Após considerarem trazer a Nova Caledónia para a contemporaneidade, a pretexto das recentes movimentações de anseios autonómicos – que seria igualmente uma forma de traçar um paralelo com a revolta canaca (1878) que acontece durante a permanência dos deportados na ilha –, os autores resistiram e mantiveram o avanço cronológico que pega nos resquícios do espectáculo anterior e detém agora o calendário no fim da Belle Époque.
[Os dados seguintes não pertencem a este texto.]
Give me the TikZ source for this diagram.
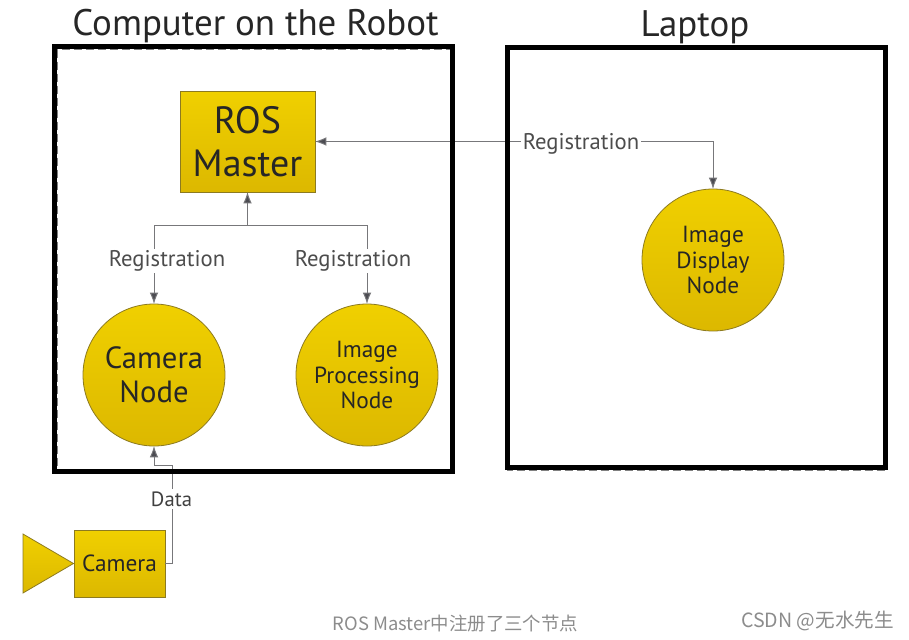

A espaços, como acontece ao cair do pano, Louise Michel é reavivada nesta Nova, Caledónia, com considerações políticas e anarquistas, mas também sobre a etnografia, a fauna e a flora da ilha, perspectivando nos derradeiros minutos “um germinal futuro, para além do anarquismo comunista”. Em seguida, a I Guerra Mundial põe uma pedra em cima da narrativa. Veremos se Miguel Loureiro e André Guedes voltarão a erguê-la.